**What you will do:** Retype, please, the listing from its opening line through the line that contains "from matplotlib.ticker import MultipleLocator", both included, without the pictures.
#####
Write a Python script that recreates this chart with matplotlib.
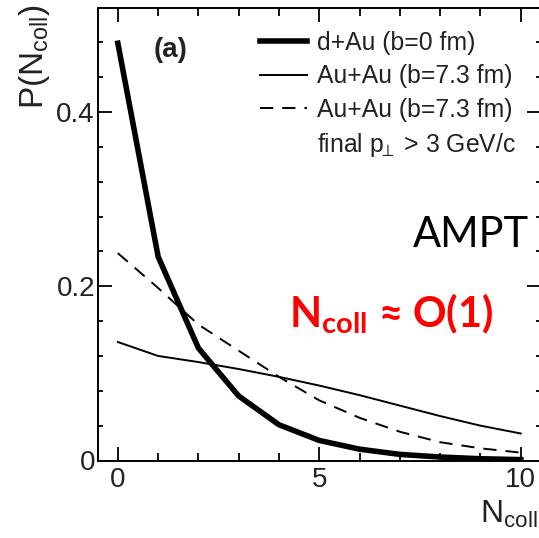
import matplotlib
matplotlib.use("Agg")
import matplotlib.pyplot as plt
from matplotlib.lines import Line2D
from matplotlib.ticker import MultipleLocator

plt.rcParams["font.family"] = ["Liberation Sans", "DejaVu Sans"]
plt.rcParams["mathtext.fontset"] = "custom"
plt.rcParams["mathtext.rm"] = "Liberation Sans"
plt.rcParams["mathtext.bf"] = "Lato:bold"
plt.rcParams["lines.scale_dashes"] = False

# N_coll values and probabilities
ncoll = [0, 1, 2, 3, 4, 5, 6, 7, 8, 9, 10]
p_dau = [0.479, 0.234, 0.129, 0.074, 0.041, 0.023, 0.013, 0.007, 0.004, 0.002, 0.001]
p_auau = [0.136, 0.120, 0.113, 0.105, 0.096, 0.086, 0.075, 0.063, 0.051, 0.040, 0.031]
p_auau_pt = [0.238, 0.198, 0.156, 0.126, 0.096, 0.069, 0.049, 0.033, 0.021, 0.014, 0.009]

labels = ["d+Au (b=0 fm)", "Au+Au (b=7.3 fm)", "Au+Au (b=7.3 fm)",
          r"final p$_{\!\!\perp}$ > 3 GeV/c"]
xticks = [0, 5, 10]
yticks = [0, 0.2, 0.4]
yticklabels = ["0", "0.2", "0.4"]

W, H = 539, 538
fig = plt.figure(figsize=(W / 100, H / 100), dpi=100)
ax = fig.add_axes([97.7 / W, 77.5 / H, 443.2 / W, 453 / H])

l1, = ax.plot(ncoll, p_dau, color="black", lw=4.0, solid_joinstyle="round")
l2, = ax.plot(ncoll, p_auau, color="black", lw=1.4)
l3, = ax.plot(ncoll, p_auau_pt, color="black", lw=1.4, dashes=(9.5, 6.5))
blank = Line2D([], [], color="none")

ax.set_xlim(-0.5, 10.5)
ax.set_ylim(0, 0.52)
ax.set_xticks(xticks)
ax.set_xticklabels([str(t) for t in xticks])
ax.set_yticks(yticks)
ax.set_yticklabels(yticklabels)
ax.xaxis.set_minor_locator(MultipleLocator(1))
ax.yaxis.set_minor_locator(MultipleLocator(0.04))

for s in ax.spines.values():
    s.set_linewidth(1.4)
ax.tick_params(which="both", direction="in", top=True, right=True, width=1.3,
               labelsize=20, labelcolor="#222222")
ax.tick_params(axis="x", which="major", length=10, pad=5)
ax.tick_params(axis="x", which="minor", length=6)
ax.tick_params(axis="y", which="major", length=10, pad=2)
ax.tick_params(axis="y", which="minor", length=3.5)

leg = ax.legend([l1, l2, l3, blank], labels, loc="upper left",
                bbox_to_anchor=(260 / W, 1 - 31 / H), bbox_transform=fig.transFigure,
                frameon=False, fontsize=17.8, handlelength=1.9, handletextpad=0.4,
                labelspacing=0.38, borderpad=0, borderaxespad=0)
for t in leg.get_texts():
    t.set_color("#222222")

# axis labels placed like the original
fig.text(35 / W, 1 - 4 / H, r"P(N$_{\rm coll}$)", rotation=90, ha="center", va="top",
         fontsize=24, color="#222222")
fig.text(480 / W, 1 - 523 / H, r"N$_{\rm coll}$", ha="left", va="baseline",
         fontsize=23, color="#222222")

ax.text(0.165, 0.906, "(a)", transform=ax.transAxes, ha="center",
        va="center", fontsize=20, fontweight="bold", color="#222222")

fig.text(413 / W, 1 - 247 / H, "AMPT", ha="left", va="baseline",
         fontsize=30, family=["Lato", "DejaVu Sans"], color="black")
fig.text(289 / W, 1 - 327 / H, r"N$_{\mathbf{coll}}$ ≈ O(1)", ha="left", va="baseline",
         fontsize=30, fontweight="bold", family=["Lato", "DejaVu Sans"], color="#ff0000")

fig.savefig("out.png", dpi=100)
#####
**Task response:**
Write a Python script that recreates this chart with matplotlib.
import matplotlib
matplotlib.use("Agg")
import matplotlib.pyplot as plt
from matplotlib.lines import Line2D
from matplotlib.ticker import MultipleLocator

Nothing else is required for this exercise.